Tunisian President Zine El Abidine Ben Ali fled to Saudi Arabia on 14 January 2011 following the Tunisian Revolution protest and the Egyptian President Hosni Mubarak resigned on 11 February 2011 after 18 days of massive protests, ending his 30-year presidency.

The fall of longtime Libyian leader Muammah Gaddafi also took place during the Arab Spring protests that were later supported by NATO which bombed the country and lead to the brutal killing of the maverick leader.

According to Al Jazeera, a Qatar based media house, the Arab Spring uprisings were anchored on Social Media.

“During the early days of the Arab uprisings, when many activists were using Facebook and Twitter to organise and amplify their demands, the social media giants seized the opportunity to brand themselves as platforms for political activism and resistance. To this day, numerous media outlets run the claim that “social media made the Arab Spring” and that it was a “Facebook revolution.”

In United States of America, days after the late George Floyd died at the hands of a police officer, a hash tag “I CAN’T BREATHE” and “BLACK LIVES MATTER” became topical as people protested alleged racism and police brutality.

Coming to Zimbabwe, technology has also been used to denounce alleged government excesses.

Social Media was key in the February 2019 fuel riots, where the government had to shut the internet to stop the spread of the protests. The authorities also deployed the military, which launched a brutal crackdown on protesters.
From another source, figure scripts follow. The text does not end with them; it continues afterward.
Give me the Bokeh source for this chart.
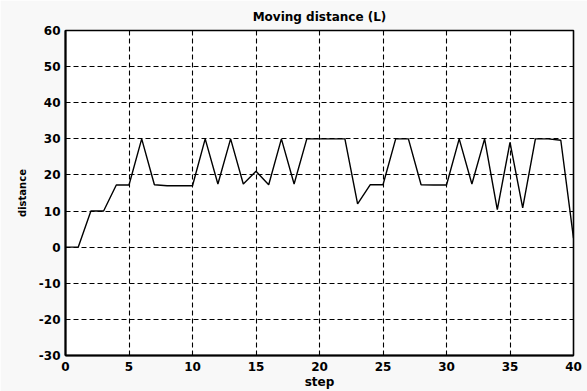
from bokeh.plotting import figure
from bokeh.models import Range1d, FixedTicker
from bokeh.embed import file_html
from bokeh.resources import INLINE

steps = list(range(0, 41))
distance = [0, 0, 10, 10, 17.2, 17.2, 30, 17.3, 17, 17, 17,
            30, 17.5, 30, 17.5, 21, 17.3, 30, 17.5, 30, 30,
            30, 30, 12, 17.3, 17.3, 30, 30, 17.3, 17.2, 17.2,
            30, 17.5, 30, 10.4, 29, 10.9, 30, 30, 29.6, 2.5]

x_ticks = [0, 5, 10, 15, 20, 25, 30, 35, 40]
y_ticks = [-30, -20, -10, 0, 10, 20, 30, 40, 50, 60]
y_tick_labels = ["-30", "-20", "-10", "0", "10", "20", "30", "40", "50", "60"]

FONT = "DejaVu Sans"

p = figure(width=587, height=391, output_backend="svg", toolbar_location=None,
           x_range=Range1d(0, 40), y_range=Range1d(-30, 60),
           title="Moving distance (L)",
           min_border_left=65, min_border_right=14, min_border_top=29, min_border_bottom=36)

p.line(steps, distance, line_color="black", line_width=1.4)

p.title.align = "center"
p.title.text_font = FONT
p.title.text_font_size = "12px"
p.title.text_font_style = "bold"
p.title.text_color = "black"
p.title.standoff = 14

for ax, ticks, label in ((p.xaxis, x_ticks, "step"), (p.yaxis, y_ticks, "distance")):
    ax.ticker = FixedTicker(ticks=ticks)
    ax.axis_label = label
    ax.axis_label_text_font = FONT
    ax.axis_label_text_font_style = "bold"
    ax.axis_label_text_color = "black"
    ax.major_label_text_font = FONT
    ax.major_label_text_font_size = "12px"
    ax.major_label_text_font_style = "bold"
    ax.major_label_text_color = "black"
    ax.axis_line_color = "black"
    ax.axis_line_width = 2
    ax.major_tick_in = 4
    ax.major_tick_out = 0
    ax.minor_tick_line_color = None
    ax.major_tick_line_color = "black"

p.yaxis.major_label_overrides = {t: s for t, s in zip(y_ticks, y_tick_labels)}

p.xaxis.axis_label_text_font_size = "12px"
p.yaxis.axis_label_text_font_size = "10px"
p.xaxis.major_label_standoff = 6
p.yaxis.major_label_standoff = 5
p.xaxis.axis_label_standoff = 1
p.yaxis.axis_label_standoff = 8

for g in (p.xgrid, p.ygrid):
    g.grid_line_color = "black"
    g.grid_line_dash = "5 3"
    g.grid_line_width = 1.1
p.xgrid.ticker = FixedTicker(ticks=x_ticks)
p.ygrid.ticker = FixedTicker(ticks=y_ticks)

p.outline_line_color = "black"
p.outline_line_width = 1.6
p.background_fill_color = "white"
p.border_fill_color = "#f8f8f8"

open("out.html", "w").write(file_html(p, INLINE))
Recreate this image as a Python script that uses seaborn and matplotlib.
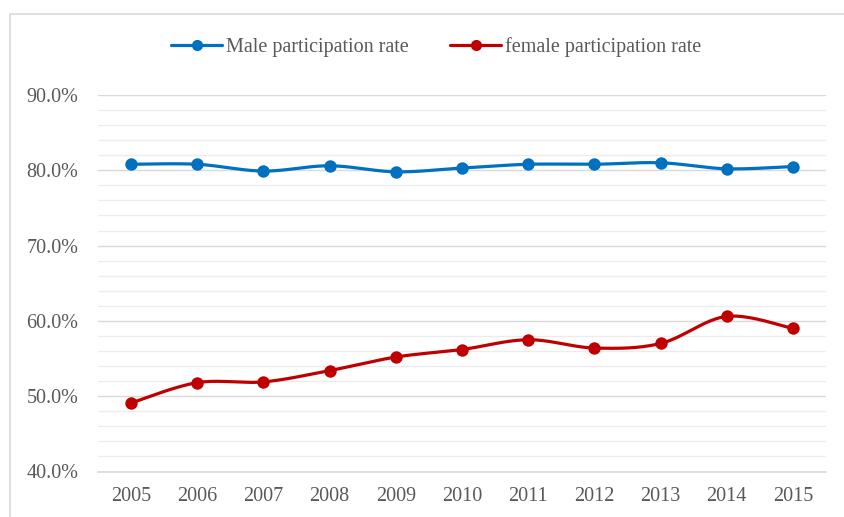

In 2020, social media platforms went ablaze with hash tag “ZIMBABWEAN LIVES MATTER,” an online protest movement which sought to denounce the authorities’ excessive show of force after the July 31st protests were thwarted by a heavy Military presence on the streets.

Currently, there is a long running online protest movement dubbed  “FREE WIWA”, which is protesting the continued pre-trial incarceration of the Zengeza West Member of Parliament Job Sikhala, who has been languishing in prison for over a year.

The movement has grabbed headlines and resulted in the international community speaking out against Sikhala’s unjust incarceration with British Lawmakers in the House of Lords, the upper house of the UK’s bi-cameral Parliament raising the issue.

The online space has also become the default platform of choice for exposing corruption in the country, with several corruption scandals being exposed. The chief among them are “Draxgate” scandal, the Mohadi sex scandal and the Gold Mafia.

In March this year, social media platforms went ablaze after the Qatar based Aljazeera released a documentary, “The Gold Mafia” which exposed massive looting and illegal export of gold by criminal gangs connected to high level government and ruling party officials.

Some of the people exposed in the documentary are Uebert Angel, the Government’s ambassador at large to Europe and the Americas, Henrietta Rushwaya, the president of the Zimbabwe Miners’ Federation, who is also a niece of President Emmerson Mnangagwa.

Ewan McMillan, a well known gold dealer and close associate of the President also featured prominently in the four part series and went on to implicate Mnangagwa, the President’s family as well as Zanu Pf candidate for Mabvuku Constituency Pedzai “Scott” Sakupwanya.

The advent of social media certainly enhanced freedom of expression as it has become easy for people to express themselves freely without the censorship and restrictions of traditional regulated media.